Eastern Washington...Flying way under the radar in the Big Sky is Eastern Washington, although regional hoop aficionados have alerted to keep an eye on the Eagles. New HC Jim Hayford is extremely well-respected in the coaching ranks, doing an apprenticeship several years ago under noted NAIA coaching legend Bill Odell at Azusa-Pacific before going out on his own at Whitworth University, a Division III school in Spokane, where he took the Pirates to six D-III tourneys and won 20 or more games eight times. EWU opened some eyes in the first two weeks by taking Gonzaga and Oregon to the wire on the road, notching handy pointspread covers each time, and several more chances exist to go with EWU in the coming weeks (UC Davis, Idaho, Washington State, UCLA, CS Fullerton, and Saint Mary's all on tap in December). Hayford's ace-in-the-hole is 6-6 juco swingman Collin Chiverton, who arrived in Cheney from O.J. Simpson's old City College of San Francisco, which won the California state JC title a year ago. Chiverton, who prepped at Archbishop Mitty in San Jose, had originally enrolled at Saint Mary's, redshirting a year before transferring out, so the upcoming game vs. the Gaels will be a big one for him. Chiverton, at 19.5 ppg in the early going, rates as a recruiting steal for Hayford, as Chiverton could easily be excelling at higher-profile programs on the west coast.

Harvard...This doesn't look like a typical Ivy League team that HC Tommy Amaker has put together in Cambridge. Several of the talents on the squad could have ended up on A-10 or even Big East rosters; Amaker might have pulled a little sleight of hand to get some of these guys into Harvard. But, considering what goes on elsewhere in the world of college hoops, why not let the Crimson have a little fun? Basketball has never enjoyed the adulation that football has often earned on campus over the decades, and it's worth noting that last year's Ivy co-championship (with Princeton) was Harvard's first-ever league crown. But the Crimson had all offseason to sit and wonder about what might have been had the Tigers' Doug Davis not scored at the buzzer to beat Harvard in a one-game playoff for the Ivy NCAA berth. Now Amaker returns all five starters from that near-miss team that ended up a bit deflated and lost in the first round of the NIT. But 6-8 sr. PF Keith Wright (14.3 ppg) is one of those talents that could easily be at a higher-profile hoops school, and there is plenty of depth and firepower in the backcourt led by Gs Oliver McNally (14 ppg) and Laurent Rivard (13 ppg). Harvard has a few interesting dates lined up in December at UConn and Boston College (a game in which the Crimson should be a considerable favorite) and has already passed a tricky road test at Loyola Marymount by a 77-67 score. Expect to hear more from Amaker's team throughout the season.

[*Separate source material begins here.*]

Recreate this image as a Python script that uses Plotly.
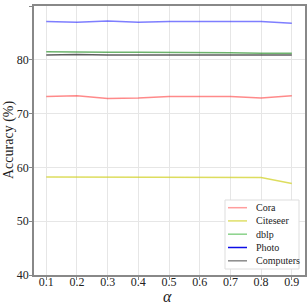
import plotly.graph_objects as go

alpha = [0.1, 0.2, 0.3, 0.4, 0.5, 0.6, 0.7, 0.8, 0.9]
cora = [73.2, 73.3, 72.8, 72.9, 73.2, 73.2, 73.2, 72.9, 73.3]
citeseer = [58.2, 58.2, 58.2, 58.2, 58.2, 58.1, 58.1, 58.1, 57.0]
dblp = [81.5, 81.4, 81.4, 81.4, 81.4, 81.4, 81.3, 81.2, 81.2]
photo = [87.1, 87.0, 87.2, 87.0, 87.1, 87.1, 87.1, 87.1, 86.8]
computers = [80.9, 81.0, 80.9, 80.9, 81.0, 81.0, 80.9, 80.9, 80.9]

names = ["Cora", "Citeseer", "dblp", "Photo", "Computers"]
line_colors = ["rgba(255,60,60,0.6)", "rgba(210,210,40,0.75)", "rgba(30,140,30,0.65)",
               "rgba(40,40,255,0.6)", "rgba(40,40,40,0.75)"]
legend_colors = ["rgba(255,60,60,0.5)", "rgba(210,210,40,0.7)", "rgba(60,180,60,0.6)",
                 "rgba(0,0,230,0.95)", "rgba(60,60,60,0.6)"]
values = [cora, citeseer, dblp, photo, computers]

FONT = "Liberation Serif, Times New Roman, DejaVu Serif, serif"
W, H = 307, 307
L, R, T, B = 34, 2, 6, 32
PW, PH = W - L - R, H - T - B

def px(x):
    return (x - L) / PW

def py(y):
    return (H - B - y) / PH

fig = go.Figure()
for name, vals, color in zip(names, values, line_colors):
    fig.add_trace(go.Scatter(x=alpha, y=vals, mode="lines", name=name,
                             line=dict(color=color, width=1.5), showlegend=False,
                             hoverinfo="skip"))

shapes = []
annotations = []
shapes.append(dict(type="rect", xref="paper", yref="paper",
                   x0=px(225), x1=px(299), y0=py(269), y1=py(200),
                   line=dict(color="#dddddd", width=1), fillcolor="white", layer="above"))
legend_y = [207.7, 220.9, 234.2, 247.5, 260.8]
for name, color, ly in zip(names, legend_colors, legend_y):
    shapes.append(dict(type="line", xref="paper", yref="paper",
                       x0=px(228), x1=px(247), y0=py(ly), y1=py(ly),
                       line=dict(color=color, width=1.5), layer="above"))
    annotations.append(dict(text=name, xref="paper", yref="paper",
                            x=px(254), y=py(ly), xanchor="left", yanchor="middle",
                            showarrow=False, font=dict(family=FONT, size=10, color="#222")))

annotations.append(dict(text="<i>α</i>", xref="paper", yref="paper",
                        x=px(167), y=py(307), xanchor="center", yanchor="bottom",
                        showarrow=False, font=dict(family=FONT, size=16, color="#222")))
annotations.append(dict(text="Accuracy (%)", xref="paper", yref="paper",
                        x=px(9), y=py(140), xanchor="center", yanchor="middle",
                        textangle=-90, showarrow=False,
                        font=dict(family=FONT, size=14, color="#222")))

fig.update_layout(
    width=W, height=H,
    margin=dict(l=L, r=R, t=T, b=B, autoexpand=False),
    plot_bgcolor="white", paper_bgcolor="white",
    font=dict(family=FONT, color="#222", size=12),
    showlegend=False,
    shapes=shapes,
    annotations=annotations,
    xaxis=dict(range=[0.06, 0.943], tickvals=alpha,
               ticktext=[str(a) for a in alpha],
               showgrid=True, gridcolor="#e6e6e6", gridwidth=1,
               showline=True, linecolor="#888", linewidth=1.5, mirror=True,
               ticks="outside", ticklen=3, tickcolor="#888",
               zeroline=False, automargin=False, ticklabelstandoff=-8,
               tickfont=dict(family=FONT, size=12, color="#222")),
    yaxis=dict(range=[40, 90], tickvals=[40, 50, 60, 70, 80, 90],
               showgrid=True, gridcolor="#e6e6e6", gridwidth=1,
               showline=True, linecolor="#888", linewidth=1.5, mirror=True,
               ticks="outside", ticklen=3, tickcolor="#888",
               zeroline=False, automargin=False, ticklabelstandoff=-2,
               tickfont=dict(family=FONT, size=12, color="#222")),
)

fig.write_html("out.html", config={"displayModeBar": False},
               post_script="document.body.style.margin='0px';document.body.style.overflow='hidden';")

UC Santa Barbara...Quietly, HC Bob Williams continues to get the job done at Santa Barbara, including NCAA tourney appearances the last two years. Williams, who had another NCAA entrant back in 2002 among a series of strong squads, might have his best team yet this season, especially with the electric sr. backourt duo of 6-7 James Nunnally (20.5 ppg in the early going) and 6-5 Orlando Johnson (20.2 ppg the first four games), whose size and versatility makes them headaches for opposing defenders. The fact Williams employs both means that opposing teams are less inclined to use the sorts of gimmick defenses they might if only one were in the Gaucho lineup; commit too many defensive resources to one, and teams risk getting burned by the other. Along with 6-2 soph dagger-thrower Kyle Boswell (50% triples) and a legit inside presence in 6-9 Jaime Serna (10.2 ppg and 78% from floor in the first five games), without whom the Gauchos struggled for a six-game stretch when he was injured last season, there are plenty of dimensions on Williams' UCSB roster. Along with Long Beach State, conqueror of Pitt last week, it looks as it the Big West could warrant multiple Big Dance bids for the first time in several years.

Weber State...Most of the Wildcats' games are going to be "added" ones on the daily pointspread board, including those in the Big Sky this season. Still, plenty of non-conference opportunities exist with the Wildcats, who have broken quickly at 3-0 and are rated as the team to beat in the Big Sky. The return to action of jr. G Damian Lillard, who scored 19.9 ppg in 2009-10 before missing last season with a foot injury, has proven a big boost to Randy Rahe's squad, which advanced to the CBI even without Lillard a year ago. Lillard looks better than ever, scoring 23 ppg in the early going, with backcourt mate Scott Bamforth hitting an un conscious 82% (!) from beyond the arc in the early going en route to his own 21 ppg (and Bamforth is not just taking one or two triples pg; he's firing nearly 6 per contest, along with the nine pg by Lillard). The warning shot that Weber means business came in its 73-63 win over Stew Morrill's Utah State on November 15. Upcoming games to watch include December dates vs. San Jose State, BYU, Cal, and Utah.